::: Given data :::
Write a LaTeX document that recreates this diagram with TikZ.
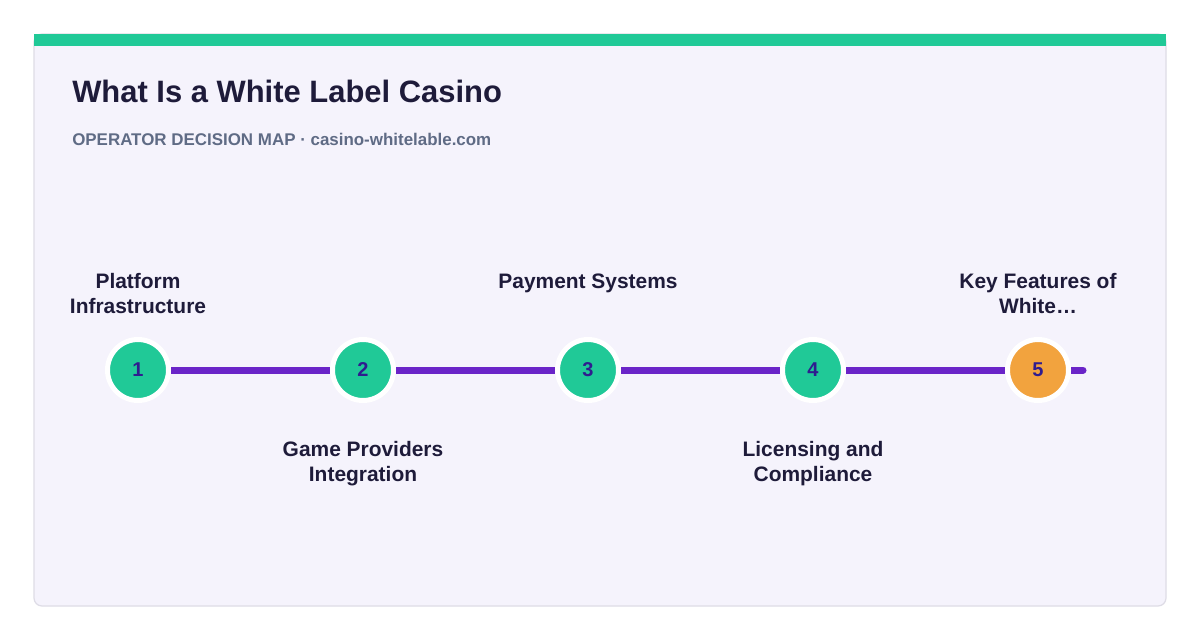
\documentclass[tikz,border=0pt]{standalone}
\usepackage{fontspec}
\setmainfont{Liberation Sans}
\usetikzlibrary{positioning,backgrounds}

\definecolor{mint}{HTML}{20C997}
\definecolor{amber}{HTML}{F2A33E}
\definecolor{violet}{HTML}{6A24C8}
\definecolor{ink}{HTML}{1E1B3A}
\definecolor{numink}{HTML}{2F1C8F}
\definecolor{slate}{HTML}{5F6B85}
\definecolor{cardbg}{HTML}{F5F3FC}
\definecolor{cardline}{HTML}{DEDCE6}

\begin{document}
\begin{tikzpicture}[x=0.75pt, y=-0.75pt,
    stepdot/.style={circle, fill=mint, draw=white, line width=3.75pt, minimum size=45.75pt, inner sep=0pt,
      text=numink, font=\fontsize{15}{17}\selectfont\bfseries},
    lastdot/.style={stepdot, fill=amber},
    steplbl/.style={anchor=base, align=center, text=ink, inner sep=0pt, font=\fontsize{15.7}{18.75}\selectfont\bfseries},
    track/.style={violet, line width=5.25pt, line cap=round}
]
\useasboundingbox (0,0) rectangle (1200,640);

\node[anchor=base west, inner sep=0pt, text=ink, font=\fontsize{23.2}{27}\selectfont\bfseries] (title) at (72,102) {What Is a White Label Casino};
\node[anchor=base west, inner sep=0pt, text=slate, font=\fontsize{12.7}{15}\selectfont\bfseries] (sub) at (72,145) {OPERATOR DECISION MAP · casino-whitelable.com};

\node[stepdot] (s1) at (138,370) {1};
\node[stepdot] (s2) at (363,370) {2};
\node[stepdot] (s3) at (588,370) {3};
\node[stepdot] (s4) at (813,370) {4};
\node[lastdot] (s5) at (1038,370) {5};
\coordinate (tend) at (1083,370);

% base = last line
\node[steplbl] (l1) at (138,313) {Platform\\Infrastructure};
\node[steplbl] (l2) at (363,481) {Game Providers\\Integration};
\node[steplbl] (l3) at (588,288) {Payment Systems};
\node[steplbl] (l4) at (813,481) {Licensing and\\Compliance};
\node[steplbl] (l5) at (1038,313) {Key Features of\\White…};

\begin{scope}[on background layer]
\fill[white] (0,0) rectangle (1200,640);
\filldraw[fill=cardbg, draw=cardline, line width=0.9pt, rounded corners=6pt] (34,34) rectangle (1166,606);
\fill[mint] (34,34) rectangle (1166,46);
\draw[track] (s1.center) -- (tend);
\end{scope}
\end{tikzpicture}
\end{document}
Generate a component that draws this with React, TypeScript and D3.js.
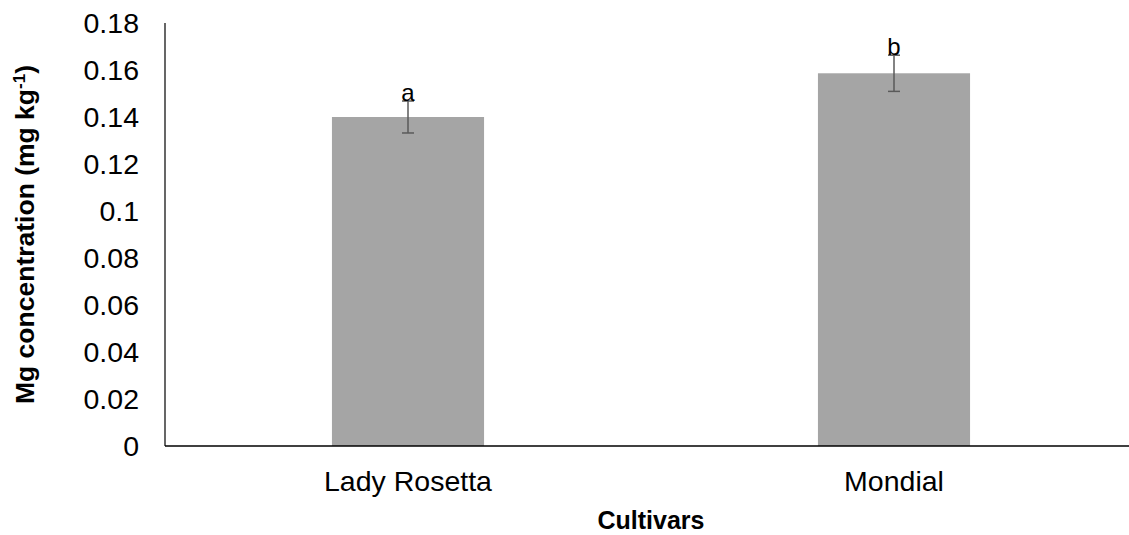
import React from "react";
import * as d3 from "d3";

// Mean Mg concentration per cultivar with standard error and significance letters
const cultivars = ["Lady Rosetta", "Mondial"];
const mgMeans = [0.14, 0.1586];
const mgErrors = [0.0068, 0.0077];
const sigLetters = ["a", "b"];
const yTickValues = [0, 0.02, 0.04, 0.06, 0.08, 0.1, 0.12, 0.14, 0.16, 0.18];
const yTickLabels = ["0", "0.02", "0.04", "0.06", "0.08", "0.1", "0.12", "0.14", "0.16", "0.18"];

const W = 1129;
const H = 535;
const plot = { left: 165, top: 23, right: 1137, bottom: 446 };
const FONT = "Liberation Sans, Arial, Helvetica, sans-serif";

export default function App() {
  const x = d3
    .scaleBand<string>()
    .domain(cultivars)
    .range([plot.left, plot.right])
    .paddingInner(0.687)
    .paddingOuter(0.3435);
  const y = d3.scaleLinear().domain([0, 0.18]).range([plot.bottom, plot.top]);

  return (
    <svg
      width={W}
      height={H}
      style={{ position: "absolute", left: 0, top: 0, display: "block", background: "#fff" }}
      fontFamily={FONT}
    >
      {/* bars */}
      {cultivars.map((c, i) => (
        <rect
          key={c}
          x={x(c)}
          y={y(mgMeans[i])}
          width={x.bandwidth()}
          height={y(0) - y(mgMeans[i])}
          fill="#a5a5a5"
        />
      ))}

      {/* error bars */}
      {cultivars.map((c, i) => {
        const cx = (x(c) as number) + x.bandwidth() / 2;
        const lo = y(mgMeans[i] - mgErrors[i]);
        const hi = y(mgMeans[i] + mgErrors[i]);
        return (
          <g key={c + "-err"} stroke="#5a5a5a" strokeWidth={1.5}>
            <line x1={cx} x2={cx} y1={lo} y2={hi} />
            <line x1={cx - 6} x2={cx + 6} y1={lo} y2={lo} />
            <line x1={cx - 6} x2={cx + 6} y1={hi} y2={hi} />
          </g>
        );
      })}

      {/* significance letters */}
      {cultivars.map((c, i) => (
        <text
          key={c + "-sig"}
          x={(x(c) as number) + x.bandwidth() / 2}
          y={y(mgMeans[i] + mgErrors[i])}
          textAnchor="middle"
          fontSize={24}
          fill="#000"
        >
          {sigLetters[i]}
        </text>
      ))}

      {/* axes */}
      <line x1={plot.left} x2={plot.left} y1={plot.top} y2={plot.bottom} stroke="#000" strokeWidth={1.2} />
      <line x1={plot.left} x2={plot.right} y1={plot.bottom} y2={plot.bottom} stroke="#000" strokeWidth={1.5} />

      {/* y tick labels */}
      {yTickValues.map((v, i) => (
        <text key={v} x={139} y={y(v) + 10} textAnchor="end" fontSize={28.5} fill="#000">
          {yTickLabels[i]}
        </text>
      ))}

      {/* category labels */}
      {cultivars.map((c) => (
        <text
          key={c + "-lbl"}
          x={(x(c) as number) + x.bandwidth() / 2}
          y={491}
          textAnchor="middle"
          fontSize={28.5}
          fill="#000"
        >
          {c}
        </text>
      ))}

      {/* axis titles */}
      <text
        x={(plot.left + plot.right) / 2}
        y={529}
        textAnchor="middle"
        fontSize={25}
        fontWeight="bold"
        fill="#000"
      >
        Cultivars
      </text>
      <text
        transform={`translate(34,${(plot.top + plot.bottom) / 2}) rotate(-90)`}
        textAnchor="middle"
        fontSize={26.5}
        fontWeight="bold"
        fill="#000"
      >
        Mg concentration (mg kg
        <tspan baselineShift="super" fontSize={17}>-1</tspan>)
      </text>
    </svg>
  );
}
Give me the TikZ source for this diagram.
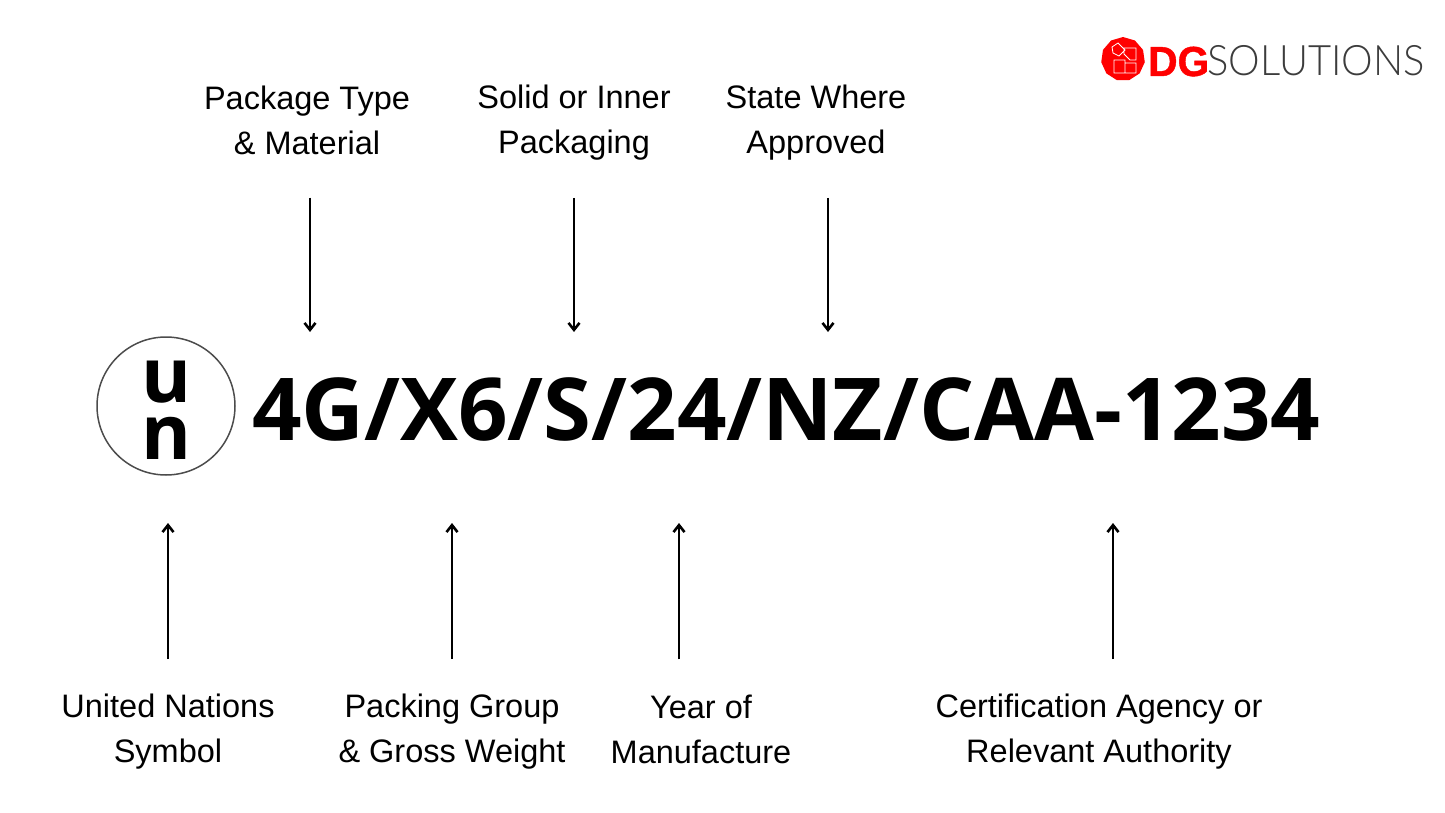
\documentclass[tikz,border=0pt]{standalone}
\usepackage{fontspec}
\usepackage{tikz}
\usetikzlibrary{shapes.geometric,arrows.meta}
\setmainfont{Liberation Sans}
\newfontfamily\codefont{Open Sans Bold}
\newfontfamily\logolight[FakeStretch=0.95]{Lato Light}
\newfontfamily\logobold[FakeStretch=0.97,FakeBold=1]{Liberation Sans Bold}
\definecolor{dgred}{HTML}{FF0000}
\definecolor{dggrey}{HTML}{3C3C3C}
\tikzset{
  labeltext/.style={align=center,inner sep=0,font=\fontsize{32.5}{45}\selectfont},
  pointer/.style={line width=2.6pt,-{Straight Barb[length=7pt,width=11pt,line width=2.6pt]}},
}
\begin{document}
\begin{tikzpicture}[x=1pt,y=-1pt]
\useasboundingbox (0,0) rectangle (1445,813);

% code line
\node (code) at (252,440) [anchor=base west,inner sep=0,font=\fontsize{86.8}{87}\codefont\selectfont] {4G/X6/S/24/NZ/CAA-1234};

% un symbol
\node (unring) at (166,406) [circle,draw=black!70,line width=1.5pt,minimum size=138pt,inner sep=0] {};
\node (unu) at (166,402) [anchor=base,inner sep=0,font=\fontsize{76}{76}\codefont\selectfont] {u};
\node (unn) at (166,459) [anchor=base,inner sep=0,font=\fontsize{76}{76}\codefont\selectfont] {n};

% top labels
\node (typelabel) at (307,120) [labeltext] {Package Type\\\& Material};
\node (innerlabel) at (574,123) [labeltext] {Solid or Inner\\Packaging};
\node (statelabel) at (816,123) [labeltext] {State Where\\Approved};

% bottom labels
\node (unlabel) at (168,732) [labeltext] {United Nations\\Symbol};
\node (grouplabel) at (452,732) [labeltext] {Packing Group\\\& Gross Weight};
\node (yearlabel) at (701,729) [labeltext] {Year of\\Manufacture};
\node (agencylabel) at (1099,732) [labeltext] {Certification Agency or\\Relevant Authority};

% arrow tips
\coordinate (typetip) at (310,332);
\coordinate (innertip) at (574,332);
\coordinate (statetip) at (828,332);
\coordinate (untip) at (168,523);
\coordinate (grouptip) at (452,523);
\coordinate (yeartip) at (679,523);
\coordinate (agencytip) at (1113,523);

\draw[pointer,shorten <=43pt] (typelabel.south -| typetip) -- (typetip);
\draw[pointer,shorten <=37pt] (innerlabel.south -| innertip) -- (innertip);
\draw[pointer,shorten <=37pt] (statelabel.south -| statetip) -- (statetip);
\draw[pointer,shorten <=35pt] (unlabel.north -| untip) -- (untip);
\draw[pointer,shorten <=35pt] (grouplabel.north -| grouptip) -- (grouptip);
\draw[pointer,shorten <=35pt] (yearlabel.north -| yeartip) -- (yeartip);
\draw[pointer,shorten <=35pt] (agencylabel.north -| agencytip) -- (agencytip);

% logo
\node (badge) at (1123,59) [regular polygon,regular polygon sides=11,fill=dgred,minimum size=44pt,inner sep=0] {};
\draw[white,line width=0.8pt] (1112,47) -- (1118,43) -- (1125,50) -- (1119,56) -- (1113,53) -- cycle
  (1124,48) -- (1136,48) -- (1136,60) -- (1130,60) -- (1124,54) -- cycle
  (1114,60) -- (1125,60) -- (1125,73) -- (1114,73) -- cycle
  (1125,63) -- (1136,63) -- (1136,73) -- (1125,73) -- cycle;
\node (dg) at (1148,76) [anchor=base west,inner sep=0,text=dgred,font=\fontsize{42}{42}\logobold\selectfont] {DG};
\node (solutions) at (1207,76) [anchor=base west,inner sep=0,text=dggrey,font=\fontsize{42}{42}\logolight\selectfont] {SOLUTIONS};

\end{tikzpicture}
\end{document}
:::
_What to produce_.
Using the records above, copy each line that contains "React".

_Completed task_.
Generate a component that draws this with React, TypeScript and D3.js.
import React from "react";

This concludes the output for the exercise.